Poor scores within the red tape and human capital categories had mostly hampered the nation’s competitive progress.

Nearly 50% of the countries studied had fallen into the static or adynamic categories as they either made lacklustre improvements to the dynamism of their institutions and policy environment or had eroded their dynamism and regressed during the period under review, in effect, failing to advance and further improve their competitive performance among their global peers, said White.

Many countries categorised under the static market category were countries with high scores of dynamism in 2006, but had shown stagnation or decline over the period up to 2012, while nations listed within the adynamic markets had low levels of dynamism and had declined further.

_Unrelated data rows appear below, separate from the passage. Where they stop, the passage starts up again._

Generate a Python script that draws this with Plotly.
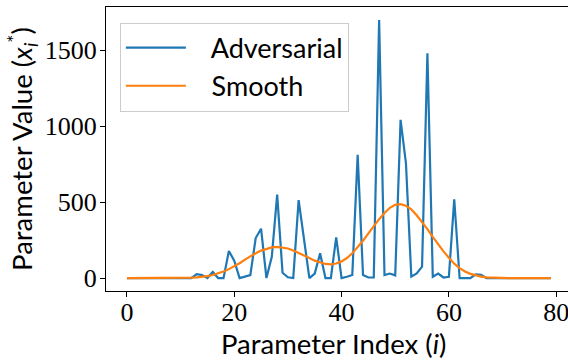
import plotly.graph_objects as go

index = list(range(80))

adversarial = [
    0, 0, 0, 0, 0, 0, 0, 0, 0, 0,
    0, 0, 0, 26, 20, 0, 40, 0, 0, 178,
    115, 0, 8, 20, 264, 325, 0, 140, 550, 35,
    5, 0, 514, 260, 0, 30, 163, 0, 0, 268,
    0, 9, 20, 811, 20, 4, 4, 1700, 20, 30,
    18, 1042, 756, 9, 30, 75, 1481, 9, 30, 4,
    9, 519, 0, 0, 0, 24, 22, 0, 0, 0,
    0, 0, 0, 0, 0, 0, 0, 0, 0, 0,
]

smooth = [
    0, 0, 0, 0, 0, 0, 0, 0, 0, 0,
    0, 1, 3, 5, 8, 13, 20, 30, 43, 59,
    77, 98, 122, 144, 164, 181, 194, 202, 205, 202,
    195, 182, 167, 150, 132, 115, 102, 93, 90, 96,
    110, 132, 163, 201, 246, 294, 342, 388, 428, 463,
    482, 487, 476, 452, 414, 370, 322, 271, 222, 176,
    134, 95, 66, 44, 28, 17, 10, 5, 3, 1,
    0, 0, 0, 0, 0, 0, 0, 0, 0, 0,
]

series_names = ["Adversarial", "Smooth"]
x_ticks = [0, 20, 40, 60, 80]
y_ticks = [0, 500, 1000, 1500]

SANS = "Lato"
SERIF = "Liberation Serif"
PAD = "\u00a0\u00a0\u00a0"

fig = go.Figure()
fig.add_trace(go.Scatter(x=index, y=adversarial, mode="lines", name=PAD + series_names[0],
                         line=dict(color="#1f77b4", width=2.2)))
fig.add_trace(go.Scatter(x=index, y=smooth, mode="lines", name=PAD + series_names[1],
                         line=dict(color="#ff7f0e", width=2.2)))

fig.update_layout(
    width=568, height=360,
    margin=dict(l=106, r=0, t=7, b=69),
    plot_bgcolor="white", paper_bgcolor="white",
    showlegend=True,
    legend=dict(x=0.03, y=0.945, xanchor="left", yanchor="top",
                bgcolor="rgba(255,255,255,0.8)", bordercolor="#cccccc", borderwidth=1,
                font=dict(family=SANS, size=27, color="black"),
                itemwidth=60),
    xaxis=dict(range=[-3.9, 82.2], tickvals=x_ticks, ticks="outside", ticklen=5,
               tickcolor="black", showline=True, linecolor="black", linewidth=1.2,
               mirror=True, showgrid=False, zeroline=False, automargin=False,
               ticklabeloverflow="allow", ticklabelstandoff=-7,
               tickfont=dict(family=SERIF, size=26, color="black")),
    yaxis=dict(range=[-85, 1785], tickvals=y_ticks, ticks="outside", ticklen=5,
               tickcolor="black", showline=True, linecolor="black", linewidth=1.2,
               mirror=False, showgrid=False, zeroline=False, automargin=False,
               ticklabeloverflow="allow", ticklabelstandoff=-2,
               tickfont=dict(family=SERIF, size=26, color="black")),
    annotations=[
        dict(text="Parameter Index (<i>i</i>)", xref="paper", yref="paper",
             x=0.4935, y=-0.185, xanchor="center", yanchor="middle", showarrow=False,
             font=dict(family=SANS, size=27.5, color="black")),
        dict(text="Parameter Value (<i>x</i><sub><i>i</i></sub><sup>*</sup>)", xref="paper", yref="paper",
             x=-0.182, y=0.5, xanchor="center", yanchor="middle", showarrow=False, textangle=-90,
             font=dict(family=SANS, size=27.5, color="black")),
    ],
)

fig.write_html("out.html", config={"displayModeBar": False},
               post_script="document.body.style.margin='0';document.body.style.overflow='hidden';")
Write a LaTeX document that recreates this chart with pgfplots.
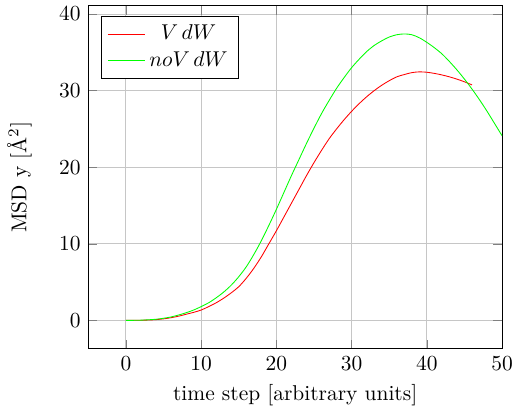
\documentclass[border=0pt]{standalone}
\usepackage{pgfplots}
\pgfplotsset{compat=1.18}
\begin{document}
\begin{tikzpicture}
\begin{axis}[
  scale only axis,
  width=193pt, height=160pt,
  xmin=-5, xmax=50,
  ymin=-3.7, ymax=41.1,
  xtick={0,10,20,30,40,50},
  ytick={0,10,20,30,40},
  grid=major,
  major grid style={gray!45},
  xlabel={time step [arbitrary units]},
  ylabel={MSD y [\AA$^2$]},
  ylabel style={yshift=6pt},
  legend cell align=center,
  legend style={at={(0.03,0.97)},anchor=north west},
]
\addplot[red, smooth] coordinates {
(0,0) (1,0.01) (2,0.02) (3,0.05) (4,0.1) (5,0.2) (6,0.35) (7,0.55) (8,0.8) (9,1.05)
(10,1.35) (11,1.8) (12,2.3) (13,2.9) (14,3.6) (15,4.4) (16,5.5) (17,6.8) (18,8.3) (19,10.0)
(20,11.7) (21,13.5) (22,15.3) (23,17.1) (24,18.9) (25,20.6) (26,22.2) (27,23.7) (28,25.0) (29,26.2)
(30,27.3) (31,28.3) (32,29.2) (33,30.0) (34,30.7) (35,31.3) (36,31.8) (37,32.1) (38,32.35) (39,32.45)
(40,32.4) (41,32.25) (42,32.05) (43,31.8) (44,31.5) (45,31.15) (46,30.75)
};
\addlegendentry{$V\,dW$}
\addplot[green, smooth] coordinates {
(0,0) (1,0.01) (2,0.03) (3,0.08) (4,0.15) (5,0.28) (6,0.45) (7,0.7) (8,1.0) (9,1.35)
(10,1.8) (11,2.3) (12,2.95) (13,3.7) (14,4.6) (15,5.7) (16,7.0) (17,8.6) (18,10.4) (19,12.4)
(20,14.5) (21,16.7) (22,18.9) (23,21.0) (24,23.1) (25,25.1) (26,27.0) (27,28.7) (28,30.3) (29,31.7)
(30,33.0) (31,34.1) (32,35.1) (33,35.9) (34,36.5) (35,37.0) (36,37.3) (37,37.4) (38,37.3) (39,36.9)
(40,36.3) (41,35.6) (42,34.8) (43,33.8) (44,32.7) (45,31.5) (46,30.2) (47,28.8) (48,27.3) (49,25.7)
(50,24.1)
};
\addlegendentry{$noV\,dW$}
\end{axis}
\end{tikzpicture}
\end{document}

Besides South Africa, Canada, Russia, the US, Australia, India and Israel were deemed static, while Brazil, Venezuela, Argentina, Zambia, Tanzania, Mali, Egypt and Iran had been categorised as adynamic markets.

Nigeria and Kenya were also labelled adynamic after revealing a “surprisingly” poor performance within the six pillars.

Only 18 of the 133 countries reviewed were deemed dynamic markets, with the top performers starting off with relatively high levels of dynamism in 2006 and improving or maintaining their dynamism.

These countries included Qatar, Panama, Botswana, Peru, Mauritius, China, Tunisia, Kuwait, Bahrain and Switzerland, besides others.